If disease progresses and is refractory to RAI, palliative systemic therapies with targeted agents such as tyrosine kinase inhibitors may then be considered (65,66). The definition of RAI-refractory disease includes at least one of the following: (a) disease does not take up iodine at documented sites of metastatic disease, (b) disease progresses despite RAI treatment and confirmed uptake, (c) distant disease grows over a 1-year period after RAI, or (d) total cumulative dose of RAI exceeds 600 mCi (67).

Although the use of tyrosine kinase inhibitors has been reported in a neo-adjuvant setting (68), experience is extremely limited and their use is not currently considered to be indicated.

Prognosis

When outcomes for patients with invasive thyroid cancer are considered, limitations of the reported studies must be kept in mind. No prospective trials exist and all experience represents retrospective surgical cohorts. Any patient deemed unfit for surgery based on tumor or patient grounds will therefore have been excluded, and the cases that are included are likely to represent the fittest patients who present with relatively limited disease.

However, despite these limitations, there are selected patients in whom prognosis may be favorable. Long-term rates of local control exceed 90% in some studies (41). Long-term survival can also be achieved in a significant group of patients, with 5-year survival approaching 90% in these selected cases (17,41).

Factors predictive of outcome have been poorly reported to date. Some investigators have demonstrated an association between the extent of airway invasion and outcome. Shin et al. (18) found in a study of 22 patients that 5-year survival dropped from 100% versus 29% for disease that spared or involved the luminal airway, respectively. Czaja and McCaffrey (14) also demonstrated a significant association between extent of airway invasion and survival in 286 patients with invasive disease. Univariate analysis of outcome showed survival of 60% versus 80% at 10 years for patients with and without airway invasion respectively (p < 0.05).

Conclusion

Visceral invasion occurs in at least 5% of patients with DTC. In patients with resectable disease, long-term outcomes are good, with up to 95% local control rates reported. Initial series reported central neck disease as the most common cause of death (69,70). However, advances in our understanding of the biology of this disease and an aggressive surgical approach to management have resulted in improved outcomes for this patient group, with death from uncontrolled central neck disease now uncommon (71–74). Even for patients who present with distant metastatic disease, not only can meaningful prolongation of life be achieved, but control of central neck disease can avoid a distressing mode of death.
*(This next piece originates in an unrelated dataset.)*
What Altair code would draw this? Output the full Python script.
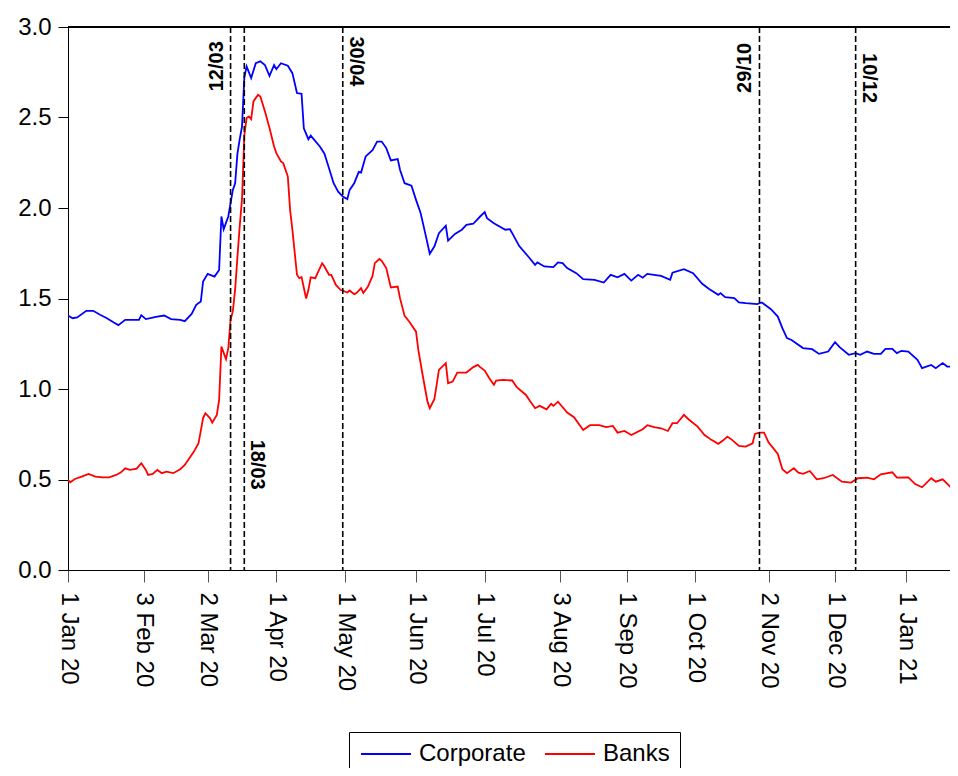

Although the presence and degree of airway invasion is likely to be the strongest predictor of outcome for this patient group, controversy about the surgical approach to these cases exists. The consensus is that excision of all gross disease should be the aim of surgery. Some groups recommend full-thickness airway resections for all but the most limited of disease and report excellent outcomes with this approach. However, with careful patient selection, appropriate preoperative investigation and with a selective approach to adjuvant therapy, most groups now prefer a more conservative approach with minimal airway resection in the absence of disease extending deep to the cartilage of the trachea or larynx.

Patients with airway invasion from DTC may present in the primary or recurrent setting, with localized or systemic disease and in the presence of complex comorbidities. As such, these patients require multidisciplinary evaluation and planning to achieve optimal outcomes.

Author Disclosure Statement

Dr. Kate Newbold has consultancy and advisory roles with Eisai, Astra-Zeneca, and Genzyme. The other authors have nothing to disclose.